With the extremes set, we should now take a look at the range in between these two. A little more explanation is in order to understand the following charts a little better. When I refer to a 75% entry, here is what I mean. Lets say that an impending tide turn is imminent (for instance this coming monday) such that the trade called for is to close out a long position and reverse to a short position. Also, lets assume that the snp ES range for monday is a low of 1,060 and a high of 1,073. A 75% exit long and entry short then would be 75% of the difference between the high and low, and since we are looking for a long exit/short entry, we want: (1,073-1,060)x.75 plus 1,060. If I have done the math correctly, this translates to a price of 1,069.75. So this price of 1,069.75 then represents a 75% entry/exit for this day.
Similarly, if monday were instead a tide low date (short going into that day) and the price range were the same, a 75% exit/entry to exit short and enter long would then be: 1,073-((1,073-1,060)x.75) or 1,063.25. Pretty simple concept.
Now, lets look at some equity charts with varying degrees of success with average exits and entrys. Below are 3 charts illustrating the results.
At the top of each chart in the title block the entry/exit assumption is shown. Below is a chart with all the charts combined.

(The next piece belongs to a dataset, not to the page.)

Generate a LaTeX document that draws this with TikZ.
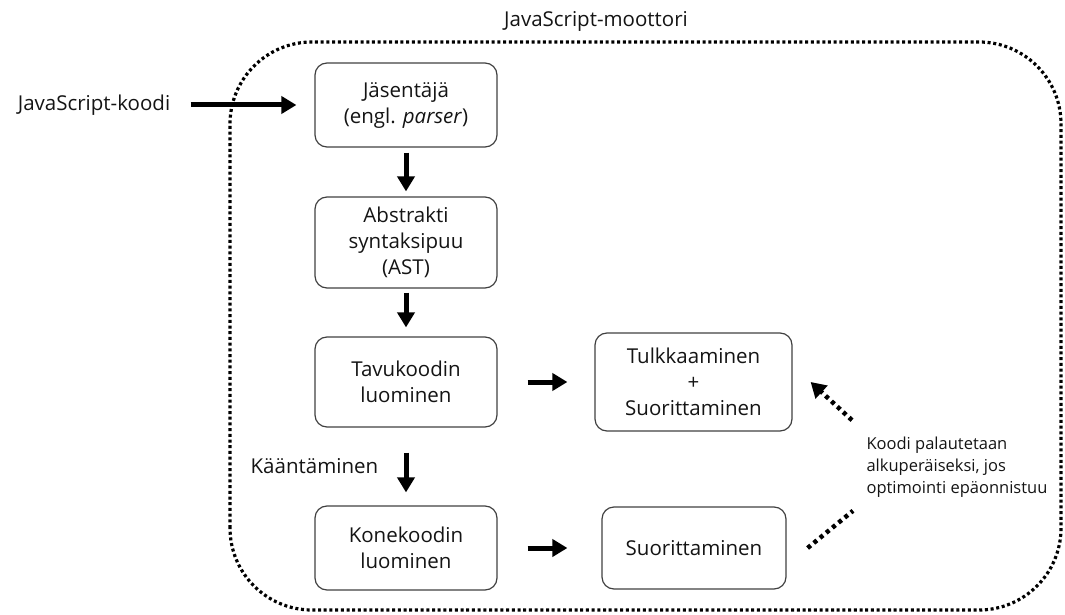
\documentclass[tikz,border=0pt]{standalone}
\usepackage{fontspec}
\setmainfont{Open Sans}
\usetikzlibrary{arrows.meta}

\begin{document}
\begin{tikzpicture}[x=1pt, y=1pt, font=\fontsize{20.5}{26}\selectfont, text=black!92,
  box/.style={draw=black!75, line width=1.2pt, rounded corners=12pt, align=center, inner sep=0pt},
  flow/.style={line width=5pt, -{Triangle[length=15pt, width=17pt]}},
  dotflow/.style={line width=4.5pt, dash pattern=on 4pt off 4pt}]
  \useasboundingbox (0, 0) rectangle (1065, 614);
  % engine frame
  \draw[line width=3.2pt, dash pattern=on 3pt off 2.7pt, rounded corners=82pt] (230, 4) rectangle (1061, 572);
  \node (moottori) at (596, 593) {JavaScript-moottori};

  \node (koodi) at (94, 509) {JavaScript-koodi};
  \node[box, minimum width=182, minimum height=84] (jasentaja) at (406, 509) {Jäsentäjä\\(engl. \textit{parser})};
  \node[box, minimum width=182, minimum height=91] (ast) at (406, 371.5) {Abstrakti\\syntaksipuu\\(AST)};
  \node[box, minimum width=182, minimum height=90] (tavu) at (406, 232) {Tavukoodin\\luominen};
  \node[box, minimum width=182, minimum height=84] (kone) at (406, 66) {Konekoodin\\luominen};
  \node[box, minimum width=197, minimum height=98] (tulkkaus) at (693.5, 232) {Tulkkaaminen\\+\\Suorittaminen};
  \node[box, minimum width=184, minimum height=82] (suoritus) at (694, 66) {Suorittaminen};
  \node[anchor=west, align=left, font=\fontsize{16.5}{22}\selectfont] (palautus) at (863, 147)
    {Koodi palautetaan\\alkuperäiseksi, jos\\optimointi epäonnistuu};

  \draw[flow, shorten <=17pt, shorten >=18pt] (koodi) -- (jasentaja);
  \draw[flow, shorten <=5pt, shorten >=5pt] (jasentaja) -- (ast);
  \draw[flow, shorten <=4pt, shorten >=9pt] (ast) -- (tavu);
  \draw[flow, shorten <=25pt, shorten >=13pt] (tavu) -- node[left=22pt] (kaanto) {Kääntäminen} (kone);
  \draw[flow, shorten <=30pt, shorten >=27pt] (tavu) -- (tulkkaus);
  \draw[flow, shorten <=30pt, shorten >=34pt] (kone) -- (suoritus);

  % fallback back to the interpreter
  \draw[dotflow] ([xshift=21pt]suoritus.east) -- ([shift={(-10pt,-10pt)}]palautus.south west);
  \draw[dotflow, -{Triangle[length=15pt, width=17pt]}] ([shift={(-11pt,13pt)}]palautus.north west) -- ([xshift=18pt]tulkkaus.east);
\end{tikzpicture}
\end{document}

The heavy white line has been drawn to show a 100% return on investment, on in this case, starting with a $25,000 account and have it grow by $25,000 annually. Apparently, to realize this type of account growth, the average entry and exit would need to be in the 65% to 70% range based on backtesting data for nearly a four year span. At some point, I would like to go further in the past with backtesting. Again, this return is based on trading one ES contract and has no consideration for drawdowns, which if you are a trader, you would know how those can affect a trader's ability to stay in a losing trade. More on this later.